The closing keynote was an hour of really quite awesome keyboard shortcuts and other tricks in Microsoft products (Outlook, Word, Excel, Powerpoint), which were really useful and reminded me of a maxim I’d learned a long time ago – it really is worth the time to learn thoroughly the software you use every day. The statistic that was really interesting was that something like 90% of new feature requests are things the software already does, it’s just that no one’s bothered to learn the software.


I skipped the booze reception afterward because I was having dinner with my G&S buddy Risa, who I’d just done Mikado with last summer. I was trying to get together with all my Toronto G&S buddies, but Ron O (Scaphio to my Phantis my first time at the festival) was out of town and Laura S (who runs one of the G&S groups) ended up being too busy to join us. Risa had picked a fun place called Hemingway’s, not far from the ROM. There were cocktails and she had tacos and I had a burger and we got all caught up, it was very fun. She does lots of different types of performance things, lots to talk about. She’s not joining us this summer in England, unfortunately, but will no doubt be back at some point.

Afterward, we walked around the neighborhood for a bit, but I begged off pretty early because….


Tuesday had to start really early, as I had to clean up, pack up and check out, then schlep my stuff over to the conference, which started at 8:30. Goodbye, fancy room-with-a-view! Did all that, got breakfast again, etc.

The conference started with a keynote about office politics which was good in content, but presented by a guy whose public speaking skills were kind of clunky. But he was nice and at some point, was talking about the Canadian prime minister and said, ‘for you Americans, that’s like a president, but younger and more handsome’. I catcalled, ‘not a high bar!’.

More sessions. More keynotes. Good stuff, mostly – three of the AI sessions I went to were delivered by the same person, the appropriately-perky Jamie Champagne but even though there was overlap in content, she was great and those were my favorite sessions.

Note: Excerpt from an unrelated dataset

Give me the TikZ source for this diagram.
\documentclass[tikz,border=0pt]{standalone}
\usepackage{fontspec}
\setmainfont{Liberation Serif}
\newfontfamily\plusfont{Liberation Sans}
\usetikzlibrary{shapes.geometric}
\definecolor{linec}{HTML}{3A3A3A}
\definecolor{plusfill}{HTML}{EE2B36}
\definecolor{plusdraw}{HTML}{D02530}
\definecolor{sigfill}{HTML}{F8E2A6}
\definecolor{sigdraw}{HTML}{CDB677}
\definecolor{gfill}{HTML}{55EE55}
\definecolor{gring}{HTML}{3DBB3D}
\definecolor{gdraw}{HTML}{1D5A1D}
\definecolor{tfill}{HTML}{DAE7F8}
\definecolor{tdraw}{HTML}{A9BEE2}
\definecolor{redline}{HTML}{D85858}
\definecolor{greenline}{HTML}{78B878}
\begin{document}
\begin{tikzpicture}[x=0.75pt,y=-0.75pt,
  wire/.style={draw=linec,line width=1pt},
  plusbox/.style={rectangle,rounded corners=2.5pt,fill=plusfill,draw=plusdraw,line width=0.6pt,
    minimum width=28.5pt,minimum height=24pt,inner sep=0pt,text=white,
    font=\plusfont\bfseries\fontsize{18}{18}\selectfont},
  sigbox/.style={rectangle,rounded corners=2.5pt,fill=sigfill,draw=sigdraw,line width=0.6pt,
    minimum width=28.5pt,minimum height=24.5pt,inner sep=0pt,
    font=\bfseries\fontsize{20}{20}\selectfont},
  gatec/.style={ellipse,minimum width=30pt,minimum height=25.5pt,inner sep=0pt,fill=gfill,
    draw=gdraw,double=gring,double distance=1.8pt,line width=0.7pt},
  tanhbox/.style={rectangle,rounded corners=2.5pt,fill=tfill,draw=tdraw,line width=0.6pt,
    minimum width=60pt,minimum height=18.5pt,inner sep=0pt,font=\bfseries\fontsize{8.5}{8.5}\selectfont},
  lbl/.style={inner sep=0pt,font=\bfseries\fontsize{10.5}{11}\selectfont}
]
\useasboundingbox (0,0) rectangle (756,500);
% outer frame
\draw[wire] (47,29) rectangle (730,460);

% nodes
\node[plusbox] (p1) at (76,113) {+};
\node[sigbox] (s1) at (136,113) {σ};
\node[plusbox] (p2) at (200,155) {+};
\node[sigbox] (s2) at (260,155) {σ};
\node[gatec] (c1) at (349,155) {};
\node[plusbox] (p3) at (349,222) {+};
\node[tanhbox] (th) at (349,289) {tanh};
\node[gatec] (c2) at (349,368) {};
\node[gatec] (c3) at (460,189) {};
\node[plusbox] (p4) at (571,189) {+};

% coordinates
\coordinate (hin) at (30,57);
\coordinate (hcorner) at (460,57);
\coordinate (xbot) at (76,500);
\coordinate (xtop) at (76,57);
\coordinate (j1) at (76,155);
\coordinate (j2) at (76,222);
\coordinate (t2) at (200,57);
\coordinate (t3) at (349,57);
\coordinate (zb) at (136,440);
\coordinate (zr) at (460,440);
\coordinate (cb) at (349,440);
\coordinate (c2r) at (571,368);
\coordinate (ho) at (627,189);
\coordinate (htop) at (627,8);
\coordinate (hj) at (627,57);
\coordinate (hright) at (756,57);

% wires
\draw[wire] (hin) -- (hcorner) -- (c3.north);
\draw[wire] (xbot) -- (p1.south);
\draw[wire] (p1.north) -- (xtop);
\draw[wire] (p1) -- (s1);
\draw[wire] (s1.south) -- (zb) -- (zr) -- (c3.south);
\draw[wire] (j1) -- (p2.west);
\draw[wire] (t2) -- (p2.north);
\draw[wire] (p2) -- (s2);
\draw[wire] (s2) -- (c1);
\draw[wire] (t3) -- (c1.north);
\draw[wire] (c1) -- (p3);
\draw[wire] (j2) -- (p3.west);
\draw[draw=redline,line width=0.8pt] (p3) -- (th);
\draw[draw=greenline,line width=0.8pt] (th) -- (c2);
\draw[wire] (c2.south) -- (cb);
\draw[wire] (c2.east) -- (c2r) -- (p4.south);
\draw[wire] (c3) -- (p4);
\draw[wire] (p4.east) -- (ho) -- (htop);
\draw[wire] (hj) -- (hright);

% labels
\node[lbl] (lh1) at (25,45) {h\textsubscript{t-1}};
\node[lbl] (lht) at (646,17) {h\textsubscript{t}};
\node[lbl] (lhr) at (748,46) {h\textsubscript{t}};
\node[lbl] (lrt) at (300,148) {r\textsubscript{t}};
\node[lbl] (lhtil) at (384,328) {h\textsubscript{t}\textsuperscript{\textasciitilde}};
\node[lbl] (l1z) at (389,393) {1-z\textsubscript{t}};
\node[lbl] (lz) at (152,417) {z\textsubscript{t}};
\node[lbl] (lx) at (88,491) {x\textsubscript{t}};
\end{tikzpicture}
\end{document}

More lunch, more ham-handed schmoozing. Before the final keynote, I met and chatted with the presenter, who it turns out is from Queens (Bayside, actually), so we had that conversation. Good keynote too, more on AI.

Still a great conference, I’d totally go to another one. As with last year, struck by how much I did not feel like a fraud at this conference, it was very well suited to what I do and what I know.


Off to the airport. I’d booked the flight late enough that I actually had more time than I needed, but better to be early than late. I know the drill now – across the bridge to Union Station, then buy a ticket for the UP train. (Oh, yes, I remember now, I walked right by unused ticket machines on one end of the platform so I could go to the end with the ramp, then the machines on that end were being used by people who were not used to the process, or even maybe how ticket machines work at all. *sigh*)

Big train to airport, little train to Terminal 3. I don’t think there was a problem checking in, or going through security. They had a special US section of the terminal (and I realized afterward that they way they’d done customs on the Toronto end meant I didn’t have to go through customs on the NYC end).

Found my gate. I remember last year my flight had been leaving from a nest of related gates for small planes and it was a crowded rabbit warren/nightmare, but I flew a different airline this year and that wasn’t an issue. I shouldn’t have been hungry, but I had time and knew I wouldn’t get dinner on the plane and may be getting home too late, so ordered a drink and a salad with chicken and ended up cleaning the plate. Huh, guess I was hungry.

No broken seat on the flight home. Fun part was getting the Uber – one of those ‘watch the car on the map and watch it go in every direction but toward you for no apparent reason’. (which reminds me, I took a cab home from orchestra rehearsal last night and he did the stupidest route and it took forever and cost a lot of money. Grrr.) But the Uber showed up and I got home at like 9:45 pm and did the minimum of unpacking since I had to go to the office the next day and get out of the way of my cleaning lady.

And I still had my wallet.

THE END

It was a great trip and I really need to make Canada trips more of a regular thing. I’d love to go back to Ottawa, haven’t been since high school. And give Montreal another chance, didn’t have a great time the one time I went.

Next trip: two weeks visiting my dad (and brother) in July. Then off to England in August.